#### [YOUR INSTRUCTIONS]
Within the entries below, please return exactly the lines from the one with "Recreate this image" through the one with "width=140bp, fill=ncblue, above", leaving out any pictures.
** Start of MATERIAL SUPPLIED **
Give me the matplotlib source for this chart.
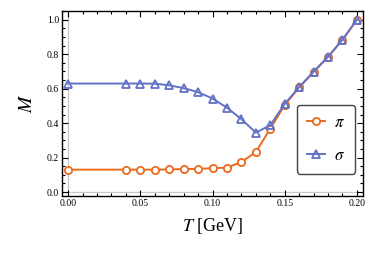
import matplotlib
matplotlib.use("Agg")
import matplotlib.pyplot as plt
from matplotlib.ticker import MultipleLocator, FormatStrFormatter

T = [0.00, 0.04, 0.05, 0.06, 0.07, 0.08, 0.09, 0.10, 0.11, 0.12, 0.13,
     0.14, 0.15, 0.16, 0.17, 0.18, 0.19, 0.20]
M_pi = [0.130, 0.130, 0.130, 0.130, 0.131, 0.133, 0.135, 0.138, 0.142, 0.174,
        0.232, 0.368, 0.505, 0.607, 0.697, 0.784, 0.884, 1.000]
M_sigma = [0.630, 0.630, 0.630, 0.629, 0.620, 0.603, 0.580, 0.543, 0.490,
           0.423, 0.345, 0.388, 0.512, 0.609, 0.699, 0.785, 0.885, 1.000]

orange = "#EC6A1E"
blue = "#6272C6"

plt.rcParams["font.family"] = ["Liberation Serif", "DejaVu Serif"]
plt.rcParams["mathtext.fontset"] = "stix"

fig = plt.figure(figsize=(3.74, 2.59), dpi=100)
ax = fig.add_axes([62/374, 1-196/259, (363-62)/374, (196-10.5)/259])

ax.axvline(0, color="#c8c8c8", lw=0.9, zorder=0)
ax.axhline(0, color="#c8c8c8", lw=0.9, zorder=0)

ax.plot(T, M_pi, "-o", color=orange, lw=1.4, ms=5.2, mfc="white", mec=orange,
        mew=1.3, label=r"$\pi$", zorder=3)
ax.plot(T, M_sigma, "-^", color=blue, lw=1.4, ms=6, mfc="none", mec=blue,
        mew=1.3, label=r"$\sigma$", zorder=4)

ax.set_xlim(-0.0042, 0.2042)
ax.set_ylim(-0.023, 1.054)

ax.xaxis.set_major_locator(MultipleLocator(0.05))
ax.xaxis.set_minor_locator(MultipleLocator(0.01))
ax.yaxis.set_major_locator(MultipleLocator(0.2))
ax.yaxis.set_minor_locator(MultipleLocator(0.05))
ax.xaxis.set_major_formatter(FormatStrFormatter("%.2f"))
ax.yaxis.set_major_formatter(FormatStrFormatter("%.1f"))
ax.tick_params(which="both", direction="in", top=True, right=True,
               labelsize=7, pad=2, width=0.8, color="black")
ax.tick_params(which="major", length=4)
ax.tick_params(which="minor", length=2)
for s in ax.spines.values():
    s.set_linewidth(1.0)

ax.set_xlabel(r"$T$ [GeV]", fontsize=13, labelpad=6)
ax.set_ylabel(r"$M$", fontsize=14, labelpad=8)

leg = ax.legend(loc="upper left", bbox_to_anchor=((297-62)/301, 1-(105-10.5)/185.5),
                fontsize=12, frameon=True, fancybox=True, edgecolor="#444444",
                handlelength=1.1, labelspacing=1.0, borderpad=0.6,
                handletextpad=0.55, borderaxespad=0, framealpha=1)
leg.get_frame().set_linewidth(1.0)

fig.savefig("out.png", dpi=100)
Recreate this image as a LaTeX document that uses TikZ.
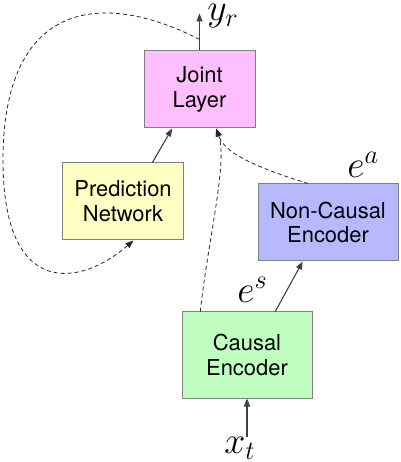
\documentclass[tikz,border=0pt]{standalone}
\usepackage{fontspec}
\setsansfont{TeX Gyre Heros}
\usepackage{tikz}
\usetikzlibrary{arrows.meta, positioning}

\definecolor{jointpink}{HTML}{FFBFFF}
\definecolor{predyellow}{HTML}{FFFFC4}
\definecolor{ncblue}{HTML}{B8B8FF}
\definecolor{causalgreen}{HTML}{C0FFC0}

\begin{document}
\begin{tikzpicture}[
    x=1bp, y=1bp, on grid,
    box/.style={rectangle, draw=black!50, line width=1bp, minimum height=77bp, align=center, inner sep=0pt, font=\sffamily\fontsize{22}{25}\selectfont},
    arrow/.style={-{Triangle[length=8bp, width=6bp]}, line width=1.1bp, draw=black!75},
    feed/.style={arrow, dash pattern=on 4bp off 3bp, draw=black!85, line width=0.8bp},
    sym/.style={inner sep=0pt, anchor=base west, font=\huge, scale=1.83}
]
    \useasboundingbox (0,0) rectangle (400,462);

    % Joint layer
    \node[box, minimum width=111bp, fill=jointpink] (joint) at (199.5,372.5) {Joint\\Layer};

    % Prediction network
    \node[box, minimum width=120bp, fill=predyellow, below left=112bp and 76.5bp of joint] (pred) {Prediction\\Network};

    % Encoders
    \node[box, minimum width=130bp, minimum height=86bp, fill=causalgreen, below right=265.5bp and 47.5bp of joint] (causal) {Causal\\Encoder};
    \node[box, minimum width=140bp, fill=ncblue, above right=132.5bp and 81bp of causal] (nc) {Non-Causal\\Encoder};

    % Input and output
    \coordinate[above=37bp of joint.north] (yout);
    \coordinate[below=38bp of causal.south] (xin);
    \node[sym] (ylab) at ([shift={(7.5bp,-7bp)}]yout) {$y_r$};
    \node[sym] (xlab) at ([shift={(-23bp,-17bp)}]xin) {$x_t$};
    \node[sym] (eslab) at ([shift={(-10bp,9bp)}]causal.north) {$e^s$};
    \node[sym] (ealab) at ([shift={(19bp,6bp)}]nc.north) {$e^a$};

    % Arrows
    \draw[arrow] (joint.north) -- coordinate[pos=0.3] (tap) (yout);
    \draw[arrow] (xin) -- (causal.south);
    \draw[arrow] (pred.53) -- (joint.235);
    \draw[arrow] (causal.57) -- (nc.237);

    % Dashed paths
    \draw[feed] (causal.137) .. controls +(84:70) and +(-70:35) .. (joint.293);
    \draw[feed] (nc.117) .. controls +(163:75) and +(-70:20) .. (joint.293);
    \coordinate (loopw) at (3,302);
    \draw[feed] (tap) .. controls +(153:115) and +(90:155) .. (loopw)
        .. controls +(-90:140) and +(221:70) .. (pred.285);
\end{tikzpicture}
\end{document}
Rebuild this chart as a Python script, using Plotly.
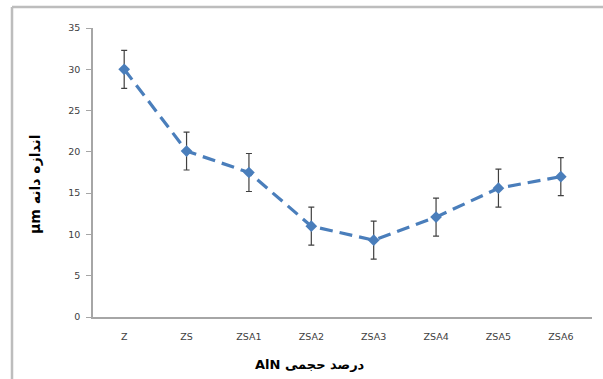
import plotly.graph_objects as go

categories = ["Z", "ZS", "ZSA1", "ZSA2", "ZSA3", "ZSA4", "ZSA5", "ZSA6"]
grain_size = [30.0, 20.1, 17.5, 11.0, 9.3, 12.1, 15.6, 17.0]
error = [2.3, 2.3, 2.3, 2.3, 2.3, 2.3, 2.3, 2.3]
y_ticks = [0, 5, 10, 15, 20, 25, 30, 35]

W, H = 603, 379
L, R, T, B = 93, 11, 28, 62
pw, ph = W - L - R, H - T - B

fig = go.Figure()
fig.add_trace(go.Scatter(
    x=categories, y=grain_size,
    mode="lines+markers",
    line=dict(color="#4a7ebb", width=3.2, dash="13px,7px"),
    marker=dict(symbol="diamond", size=9, color="#4a7ebb"),
    error_y=dict(type="data", array=error, visible=True,
                 color="#404040", thickness=1.2, width=3),
    showlegend=False,
))

tickfont = dict(family="DejaVu Sans", size=9.5, color="#404040")
bx = (12 - L) / pw
by = (H - B - 7) / ph
fig.update_layout(
    width=W, height=H,
    margin=dict(l=L, r=R, t=T, b=B),
    paper_bgcolor="white", plot_bgcolor="white",
    xaxis=dict(type="category", showgrid=False, showline=True,
               linecolor="#a6a6a6", linewidth=1.5, ticks="",
               tickfont=tickfont, ticklabelstandoff=10,
               range=[-0.5, len(categories) - 0.5], zeroline=False),
    yaxis=dict(range=[0, 35], tickvals=y_ticks, showgrid=False,
               showline=True, linecolor="#a6a6a6", linewidth=1.5,
               ticks="outside", ticklen=5, tickcolor="#a6a6a6",
               tickfont=tickfont, ticklabelstandoff=4, zeroline=False),
    shapes=[
        dict(type="line", xref="paper", yref="paper",
             x0=bx, x1=1.2, y0=by, y1=by,
             line=dict(color="#bdbdbd", width=2.5)),
        dict(type="line", xref="paper", yref="paper",
             x0=bx, x1=bx, y0=by, y1=-0.5,
             line=dict(color="#bdbdbd", width=2.5)),
    ],
    annotations=[
        dict(text="\u202bدرصد حجمی AlN\u202c", xref="paper", yref="paper",
             x=(310 - L) / pw, y=(H - B - 364) / ph, showarrow=False,
             xanchor="center", yanchor="middle",
             font=dict(family="DejaVu Sans", size=13, color="black", weight="bold")),
        dict(text="\u202bاندازه دانه µm\u202c", xref="paper", yref="paper",
             x=(35 - L) / pw, y=(H - B - 184) / ph, showarrow=False, textangle=-90,
             xanchor="center", yanchor="middle",
             font=dict(family="DejaVu Sans", size=14, color="black", weight="bold")),
    ],
)

fig.write_html(
    "out.html", config={"displayModeBar": False},
    post_script=("document.body.style.margin='0';"
                 "document.body.style.overflow='hidden';"
                 "document.documentElement.style.overflow='hidden';"))
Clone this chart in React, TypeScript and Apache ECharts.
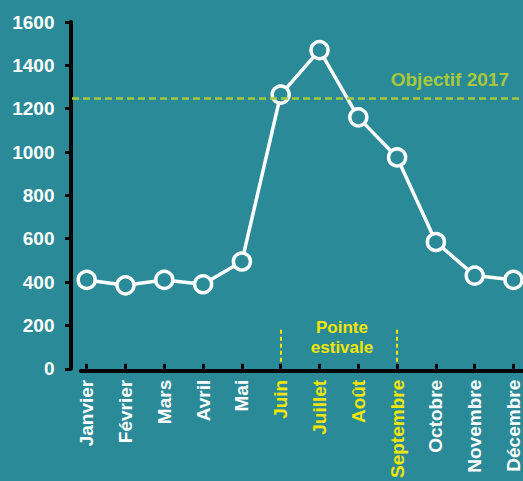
** End of MATERIAL SUPPLIED **
#### [FINAL RESULT]
Recreate this image as a LaTeX document that uses TikZ.
\documentclass[tikz,border=0pt]{standalone}
\usepackage{fontspec}
\setsansfont{TeX Gyre Heros}
\usepackage{tikz}
\usetikzlibrary{arrows.meta, positioning}

\definecolor{jointpink}{HTML}{FFBFFF}
\definecolor{predyellow}{HTML}{FFFFC4}
\definecolor{ncblue}{HTML}{B8B8FF}
\definecolor{causalgreen}{HTML}{C0FFC0}

\begin{document}
\begin{tikzpicture}[
    x=1bp, y=1bp, on grid,
    box/.style={rectangle, draw=black!50, line width=1bp, minimum height=77bp, align=center, inner sep=0pt, font=\sffamily\fontsize{22}{25}\selectfont},
    arrow/.style={-{Triangle[length=8bp, width=6bp]}, line width=1.1bp, draw=black!75},
    feed/.style={arrow, dash pattern=on 4bp off 3bp, draw=black!85, line width=0.8bp},
    sym/.style={inner sep=0pt, anchor=base west, font=\huge, scale=1.83}
]
    \useasboundingbox (0,0) rectangle (400,462);

    % Joint layer
    \node[box, minimum width=111bp, fill=jointpink] (joint) at (199.5,372.5) {Joint\\Layer};

    % Prediction network
    \node[box, minimum width=120bp, fill=predyellow, below left=112bp and 76.5bp of joint] (pred) {Prediction\\Network};

    % Encoders
    \node[box, minimum width=130bp, minimum height=86bp, fill=causalgreen, below right=265.5bp and 47.5bp of joint] (causal) {Causal\\Encoder};
    \node[box, minimum width=140bp, fill=ncblue, above right=132.5bp and 81bp of causal] (nc) {Non-Causal\\Encoder};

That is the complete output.